-- START Recorded information --
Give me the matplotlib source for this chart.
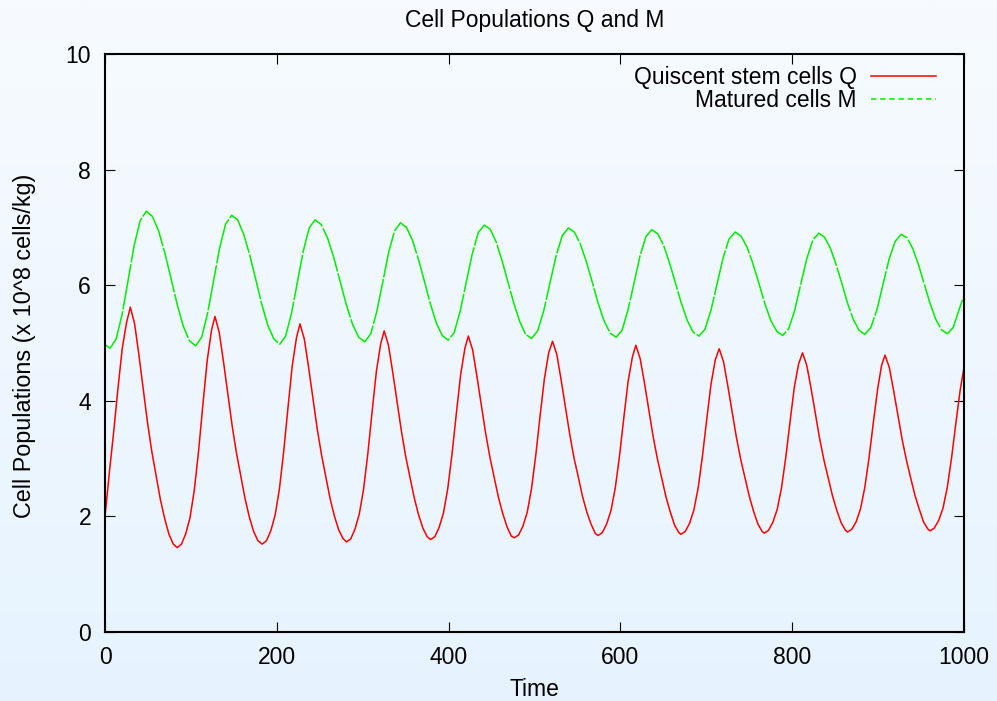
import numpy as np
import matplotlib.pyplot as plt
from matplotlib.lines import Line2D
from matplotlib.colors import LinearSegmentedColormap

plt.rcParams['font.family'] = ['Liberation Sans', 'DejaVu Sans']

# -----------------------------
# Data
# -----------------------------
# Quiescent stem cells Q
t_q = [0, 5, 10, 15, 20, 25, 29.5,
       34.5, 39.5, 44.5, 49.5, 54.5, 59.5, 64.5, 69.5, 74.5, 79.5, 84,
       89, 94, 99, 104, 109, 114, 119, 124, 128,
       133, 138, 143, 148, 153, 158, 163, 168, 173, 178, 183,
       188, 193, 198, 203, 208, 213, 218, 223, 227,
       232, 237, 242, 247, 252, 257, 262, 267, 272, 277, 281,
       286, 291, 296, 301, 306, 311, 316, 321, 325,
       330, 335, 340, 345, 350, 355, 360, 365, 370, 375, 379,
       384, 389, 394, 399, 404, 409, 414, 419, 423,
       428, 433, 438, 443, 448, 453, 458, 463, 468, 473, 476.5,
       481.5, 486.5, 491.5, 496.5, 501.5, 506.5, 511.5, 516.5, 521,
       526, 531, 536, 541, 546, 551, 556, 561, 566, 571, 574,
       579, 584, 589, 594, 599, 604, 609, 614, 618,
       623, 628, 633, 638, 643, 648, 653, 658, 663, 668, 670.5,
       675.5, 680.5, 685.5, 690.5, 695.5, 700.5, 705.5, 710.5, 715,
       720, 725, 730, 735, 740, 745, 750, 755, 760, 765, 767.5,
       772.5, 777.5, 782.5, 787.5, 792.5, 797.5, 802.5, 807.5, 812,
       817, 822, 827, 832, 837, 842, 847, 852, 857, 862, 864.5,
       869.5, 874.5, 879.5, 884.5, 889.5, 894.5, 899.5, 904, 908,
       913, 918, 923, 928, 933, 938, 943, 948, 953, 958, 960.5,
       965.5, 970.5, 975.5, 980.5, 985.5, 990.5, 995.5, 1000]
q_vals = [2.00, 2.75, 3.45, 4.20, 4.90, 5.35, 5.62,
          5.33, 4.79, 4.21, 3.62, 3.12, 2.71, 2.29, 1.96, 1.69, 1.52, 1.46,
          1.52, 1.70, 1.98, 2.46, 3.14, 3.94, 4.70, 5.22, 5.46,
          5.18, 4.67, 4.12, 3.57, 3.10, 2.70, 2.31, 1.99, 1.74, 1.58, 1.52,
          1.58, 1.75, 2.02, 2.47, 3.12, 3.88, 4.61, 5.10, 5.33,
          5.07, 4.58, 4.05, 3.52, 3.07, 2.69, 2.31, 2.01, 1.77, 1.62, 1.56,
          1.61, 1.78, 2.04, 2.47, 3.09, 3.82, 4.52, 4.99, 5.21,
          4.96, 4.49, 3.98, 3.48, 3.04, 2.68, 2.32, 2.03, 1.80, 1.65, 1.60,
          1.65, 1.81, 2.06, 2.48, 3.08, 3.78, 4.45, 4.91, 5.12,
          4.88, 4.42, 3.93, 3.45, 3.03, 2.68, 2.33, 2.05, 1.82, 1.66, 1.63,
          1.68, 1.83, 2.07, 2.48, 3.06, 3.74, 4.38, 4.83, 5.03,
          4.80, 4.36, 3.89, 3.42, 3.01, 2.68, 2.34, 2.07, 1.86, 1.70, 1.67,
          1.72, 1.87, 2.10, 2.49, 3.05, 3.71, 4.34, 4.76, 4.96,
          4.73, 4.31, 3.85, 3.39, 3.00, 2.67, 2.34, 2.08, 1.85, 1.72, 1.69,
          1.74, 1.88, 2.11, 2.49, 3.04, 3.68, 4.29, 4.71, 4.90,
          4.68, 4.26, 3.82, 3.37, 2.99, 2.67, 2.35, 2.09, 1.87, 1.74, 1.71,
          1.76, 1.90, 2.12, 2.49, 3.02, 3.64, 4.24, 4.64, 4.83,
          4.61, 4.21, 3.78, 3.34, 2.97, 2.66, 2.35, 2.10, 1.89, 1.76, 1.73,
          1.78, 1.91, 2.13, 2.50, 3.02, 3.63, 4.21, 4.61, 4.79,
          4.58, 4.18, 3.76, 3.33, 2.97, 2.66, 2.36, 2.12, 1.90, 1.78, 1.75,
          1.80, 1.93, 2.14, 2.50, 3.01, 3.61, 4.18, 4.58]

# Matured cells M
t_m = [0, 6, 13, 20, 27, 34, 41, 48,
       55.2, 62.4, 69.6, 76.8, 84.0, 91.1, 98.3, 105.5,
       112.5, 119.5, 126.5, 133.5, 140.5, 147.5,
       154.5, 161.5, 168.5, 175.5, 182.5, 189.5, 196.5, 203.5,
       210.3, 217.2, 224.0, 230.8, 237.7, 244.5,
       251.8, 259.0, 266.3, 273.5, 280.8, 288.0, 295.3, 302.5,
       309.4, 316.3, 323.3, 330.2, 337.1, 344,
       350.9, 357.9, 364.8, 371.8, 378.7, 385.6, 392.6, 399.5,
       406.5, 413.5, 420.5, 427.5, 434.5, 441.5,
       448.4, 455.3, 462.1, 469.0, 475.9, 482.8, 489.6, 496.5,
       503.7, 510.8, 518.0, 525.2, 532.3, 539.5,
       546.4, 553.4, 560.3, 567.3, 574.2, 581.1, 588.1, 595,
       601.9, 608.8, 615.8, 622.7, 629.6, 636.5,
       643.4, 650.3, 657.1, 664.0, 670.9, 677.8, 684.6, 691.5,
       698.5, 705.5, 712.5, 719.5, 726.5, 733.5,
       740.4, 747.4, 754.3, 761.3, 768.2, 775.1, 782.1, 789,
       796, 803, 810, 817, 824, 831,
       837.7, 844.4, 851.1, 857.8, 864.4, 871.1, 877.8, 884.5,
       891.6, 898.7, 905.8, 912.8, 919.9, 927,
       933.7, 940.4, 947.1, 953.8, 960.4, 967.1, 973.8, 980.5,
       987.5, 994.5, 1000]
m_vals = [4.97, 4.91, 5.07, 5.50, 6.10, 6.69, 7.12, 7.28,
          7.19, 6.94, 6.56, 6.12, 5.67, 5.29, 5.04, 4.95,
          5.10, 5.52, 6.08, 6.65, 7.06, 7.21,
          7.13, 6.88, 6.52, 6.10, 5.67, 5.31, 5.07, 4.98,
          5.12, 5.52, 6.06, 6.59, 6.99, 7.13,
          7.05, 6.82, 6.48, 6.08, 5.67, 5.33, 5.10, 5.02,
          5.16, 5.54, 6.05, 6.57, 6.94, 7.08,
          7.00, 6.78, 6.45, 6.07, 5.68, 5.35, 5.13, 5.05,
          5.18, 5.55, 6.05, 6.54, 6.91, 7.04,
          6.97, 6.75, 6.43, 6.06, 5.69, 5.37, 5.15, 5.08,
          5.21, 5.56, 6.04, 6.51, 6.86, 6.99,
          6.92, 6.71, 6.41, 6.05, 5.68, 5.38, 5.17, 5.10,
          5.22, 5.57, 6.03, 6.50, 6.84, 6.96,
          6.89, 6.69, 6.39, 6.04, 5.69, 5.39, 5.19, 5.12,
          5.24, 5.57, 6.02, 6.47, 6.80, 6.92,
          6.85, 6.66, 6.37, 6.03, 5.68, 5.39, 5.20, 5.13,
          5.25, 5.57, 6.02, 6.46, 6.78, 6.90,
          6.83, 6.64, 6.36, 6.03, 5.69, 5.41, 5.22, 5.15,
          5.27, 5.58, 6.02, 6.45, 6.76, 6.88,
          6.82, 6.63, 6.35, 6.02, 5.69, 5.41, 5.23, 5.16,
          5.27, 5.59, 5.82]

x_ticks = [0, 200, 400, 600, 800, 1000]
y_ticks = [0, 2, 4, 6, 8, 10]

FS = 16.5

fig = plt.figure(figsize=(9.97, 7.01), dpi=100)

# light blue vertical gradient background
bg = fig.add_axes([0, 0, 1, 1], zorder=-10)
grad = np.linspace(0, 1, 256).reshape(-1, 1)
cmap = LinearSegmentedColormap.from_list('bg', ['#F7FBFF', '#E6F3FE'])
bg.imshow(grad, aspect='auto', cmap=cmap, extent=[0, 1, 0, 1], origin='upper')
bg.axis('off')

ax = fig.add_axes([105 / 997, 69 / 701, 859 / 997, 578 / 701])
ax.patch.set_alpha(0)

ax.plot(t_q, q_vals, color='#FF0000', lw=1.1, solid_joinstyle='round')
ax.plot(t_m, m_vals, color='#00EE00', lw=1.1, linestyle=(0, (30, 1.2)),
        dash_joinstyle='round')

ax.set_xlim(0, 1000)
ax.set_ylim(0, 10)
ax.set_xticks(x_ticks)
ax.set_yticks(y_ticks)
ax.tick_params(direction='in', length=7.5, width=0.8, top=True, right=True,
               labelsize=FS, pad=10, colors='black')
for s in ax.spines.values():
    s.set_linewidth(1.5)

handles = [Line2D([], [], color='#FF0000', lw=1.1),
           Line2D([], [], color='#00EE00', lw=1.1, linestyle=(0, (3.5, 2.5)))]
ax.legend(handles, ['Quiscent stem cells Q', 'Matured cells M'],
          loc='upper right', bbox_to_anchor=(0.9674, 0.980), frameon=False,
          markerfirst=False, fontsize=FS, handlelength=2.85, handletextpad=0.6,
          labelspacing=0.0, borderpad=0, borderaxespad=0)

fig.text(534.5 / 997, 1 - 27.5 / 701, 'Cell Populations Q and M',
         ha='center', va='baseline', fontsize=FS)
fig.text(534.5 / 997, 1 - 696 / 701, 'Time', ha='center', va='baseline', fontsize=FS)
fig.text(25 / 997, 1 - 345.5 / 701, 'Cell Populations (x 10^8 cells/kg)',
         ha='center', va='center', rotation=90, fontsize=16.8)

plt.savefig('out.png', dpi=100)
-- END Recorded information --
Task details. Every line from the start of the listing above through the line with "plt.rcParams['font.family'] = ['Liberation" should be repeated exactly; skip the pictures and add nothing else.

Output of the exercise.
Give me the matplotlib source for this chart.
import numpy as np
import matplotlib.pyplot as plt
from matplotlib.lines import Line2D
from matplotlib.colors import LinearSegmentedColormap

plt.rcParams['font.family'] = ['Liberation Sans', 'DejaVu Sans']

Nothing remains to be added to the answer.